(The problem) Faithfully return all lines, omitting every embedded picture.

━━━━━━━━━━

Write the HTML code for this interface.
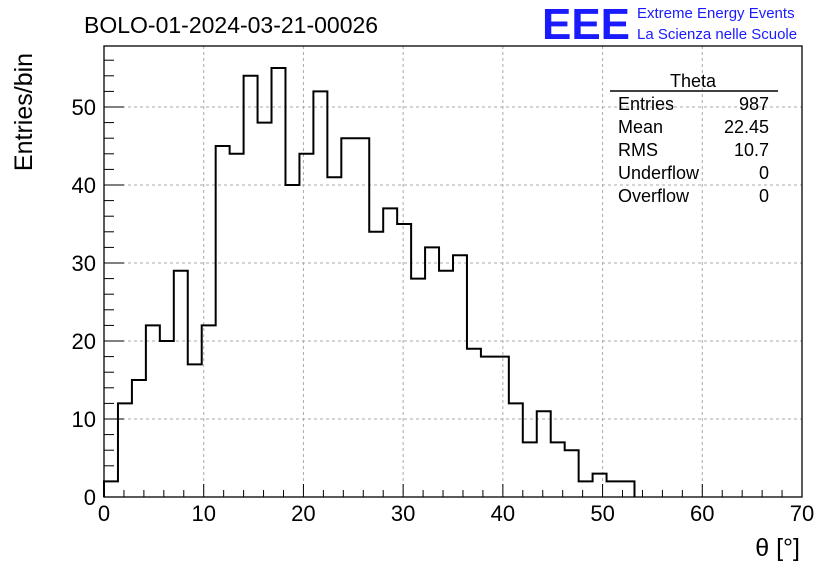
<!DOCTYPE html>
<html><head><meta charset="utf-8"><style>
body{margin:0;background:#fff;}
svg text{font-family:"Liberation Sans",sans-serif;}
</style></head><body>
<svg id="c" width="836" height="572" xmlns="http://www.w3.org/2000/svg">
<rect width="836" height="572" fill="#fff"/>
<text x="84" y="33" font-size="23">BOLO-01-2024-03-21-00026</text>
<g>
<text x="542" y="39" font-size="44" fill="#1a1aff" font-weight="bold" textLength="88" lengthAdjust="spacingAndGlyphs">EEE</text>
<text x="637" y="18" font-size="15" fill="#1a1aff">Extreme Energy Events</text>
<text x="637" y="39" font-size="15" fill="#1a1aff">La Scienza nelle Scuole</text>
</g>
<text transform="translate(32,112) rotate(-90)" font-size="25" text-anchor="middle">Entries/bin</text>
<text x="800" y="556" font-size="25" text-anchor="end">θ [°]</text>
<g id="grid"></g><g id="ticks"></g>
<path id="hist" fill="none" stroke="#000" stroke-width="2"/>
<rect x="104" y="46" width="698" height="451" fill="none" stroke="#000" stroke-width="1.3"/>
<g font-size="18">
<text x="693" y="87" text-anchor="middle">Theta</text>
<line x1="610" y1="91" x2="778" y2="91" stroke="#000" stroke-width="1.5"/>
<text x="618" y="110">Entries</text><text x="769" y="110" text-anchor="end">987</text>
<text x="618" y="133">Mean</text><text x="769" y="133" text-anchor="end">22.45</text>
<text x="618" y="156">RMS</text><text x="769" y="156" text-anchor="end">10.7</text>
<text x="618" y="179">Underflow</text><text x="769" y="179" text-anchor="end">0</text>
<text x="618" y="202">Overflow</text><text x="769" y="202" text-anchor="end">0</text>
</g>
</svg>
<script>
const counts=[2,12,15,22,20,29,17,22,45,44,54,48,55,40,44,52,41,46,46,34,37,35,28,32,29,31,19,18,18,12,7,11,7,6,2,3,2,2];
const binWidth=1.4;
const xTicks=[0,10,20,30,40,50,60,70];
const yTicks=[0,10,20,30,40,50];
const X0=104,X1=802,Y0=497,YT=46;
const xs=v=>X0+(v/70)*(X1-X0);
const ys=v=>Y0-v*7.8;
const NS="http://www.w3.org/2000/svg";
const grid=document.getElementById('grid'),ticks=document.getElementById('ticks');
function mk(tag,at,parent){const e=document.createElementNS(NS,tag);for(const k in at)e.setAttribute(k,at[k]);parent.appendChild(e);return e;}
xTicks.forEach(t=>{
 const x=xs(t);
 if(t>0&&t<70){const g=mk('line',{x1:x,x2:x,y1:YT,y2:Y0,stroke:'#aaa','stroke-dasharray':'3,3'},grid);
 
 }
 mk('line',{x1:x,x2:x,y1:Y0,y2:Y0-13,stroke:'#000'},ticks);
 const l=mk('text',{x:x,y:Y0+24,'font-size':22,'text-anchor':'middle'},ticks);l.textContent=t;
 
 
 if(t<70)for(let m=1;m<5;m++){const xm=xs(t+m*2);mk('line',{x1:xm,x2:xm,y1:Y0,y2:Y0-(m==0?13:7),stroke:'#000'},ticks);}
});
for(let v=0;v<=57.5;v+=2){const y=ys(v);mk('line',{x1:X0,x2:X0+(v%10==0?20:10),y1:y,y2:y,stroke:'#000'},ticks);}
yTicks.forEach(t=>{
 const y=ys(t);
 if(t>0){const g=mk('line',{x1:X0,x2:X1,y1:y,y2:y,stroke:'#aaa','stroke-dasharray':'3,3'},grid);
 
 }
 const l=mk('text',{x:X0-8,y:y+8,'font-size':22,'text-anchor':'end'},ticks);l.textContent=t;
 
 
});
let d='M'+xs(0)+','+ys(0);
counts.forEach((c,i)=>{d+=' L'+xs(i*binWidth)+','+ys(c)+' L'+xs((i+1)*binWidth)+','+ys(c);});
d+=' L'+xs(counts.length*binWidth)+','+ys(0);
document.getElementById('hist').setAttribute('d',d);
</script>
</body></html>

━━━━━━━━━━

(Written reply)
Write the HTML code for this interface.
<!DOCTYPE html>
<html><head><meta charset="utf-8"><style>
body{margin:0;background:#fff;}
svg text{font-family:"Liberation Sans",sans-serif;}
</style></head><body>
<svg id="c" width="836" height="572" xmlns="http://www.w3.org/2000/svg">
<rect width="836" height="572" fill="#fff"/>
<text x="84" y="33" font-size="23">BOLO-01-2024-03-21-00026</text>
<g>
<text x="542" y="39" font-size="44" fill="#1a1aff" font-weight="bold" textLength="88" lengthAdjust="spacingAndGlyphs">EEE</text>
<text x="637" y="18" font-size="15" fill="#1a1aff">Extreme Energy Events</text>
<text x="637" y="39" font-size="15" fill="#1a1aff">La Scienza nelle Scuole</text>
</g>
<text transform="translate(32,112) rotate(-90)" font-size="25" text-anchor="middle">Entries/bin</text>
<text x="800" y="556" font-size="25" text-anchor="end">θ [°]</text>
<g id="grid"></g><g id="ticks"></g>
<path id="hist" fill="none" stroke="#000" stroke-width="2"/>
<rect x="104" y="46" width="698" height="451" fill="none" stroke="#000" stroke-width="1.3"/>
<g font-size="18">
<text x="693" y="87" text-anchor="middle">Theta</text>
<line x1="610" y1="91" x2="778" y2="91" stroke="#000" stroke-width="1.5"/>
<text x="618" y="110">Entries</text><text x="769" y="110" text-anchor="end">987</text>
<text x="618" y="133">Mean</text><text x="769" y="133" text-anchor="end">22.45</text>
<text x="618" y="156">RMS</text><text x="769" y="156" text-anchor="end">10.7</text>
<text x="618" y="179">Underflow</text><text x="769" y="179" text-anchor="end">0</text>
<text x="618" y="202">Overflow</text><text x="769" y="202" text-anchor="end">0</text>
</g>
</svg>
<script>
const counts=[2,12,15,22,20,29,17,22,45,44,54,48,55,40,44,52,41,46,46,34,37,35,28,32,29,31,19,18,18,12,7,11,7,6,2,3,2,2];
const binWidth=1.4;
const xTicks=[0,10,20,30,40,50,60,70];
const yTicks=[0,10,20,30,40,50];
const X0=104,X1=802,Y0=497,YT=46;
const xs=v=>X0+(v/70)*(X1-X0);
const ys=v=>Y0-v*7.8;
const NS="http://www.w3.org/2000/svg";
const grid=document.getElementById('grid'),ticks=document.getElementById('ticks');
function mk(tag,at,parent){const e=document.createElementNS(NS,tag);for(const k in at)e.setAttribute(k,at[k]);parent.appendChild(e);return e;}
xTicks.forEach(t=>{
 const x=xs(t);
 if(t>0&&t<70){const g=mk('line',{x1:x,x2:x,y1:YT,y2:Y0,stroke:'#aaa','stroke-dasharray':'3,3'},grid);
 
 }
 mk('line',{x1:x,x2:x,y1:Y0,y2:Y0-13,stroke:'#000'},ticks);
 const l=mk('text',{x:x,y:Y0+24,'font-size':22,'text-anchor':'middle'},ticks);l.textContent=t;
 
 
 if(t<70)for(let m=1;m<5;m++){const xm=xs(t+m*2);mk('line',{x1:xm,x2:xm,y1:Y0,y2:Y0-(m==0?13:7),stroke:'#000'},ticks);}
});
for(let v=0;v<=57.5;v+=2){const y=ys(v);mk('line',{x1:X0,x2:X0+(v%10==0?20:10),y1:y,y2:y,stroke:'#000'},ticks);}
yTicks.forEach(t=>{
 const y=ys(t);
 if(t>0){const g=mk('line',{x1:X0,x2:X1,y1:y,y2:y,stroke:'#aaa','stroke-dasharray':'3,3'},grid);
 
 }
 const l=mk('text',{x:X0-8,y:y+8,'font-size':22,'text-anchor':'end'},ticks);l.textContent=t;
 
 
});
let d='M'+xs(0)+','+ys(0);
counts.forEach((c,i)=>{d+=' L'+xs(i*binWidth)+','+ys(c)+' L'+xs((i+1)*binWidth)+','+ys(c);});
d+=' L'+xs(counts.length*binWidth)+','+ys(0);
document.getElementById('hist').setAttribute('d',d);
</script>
</body></html>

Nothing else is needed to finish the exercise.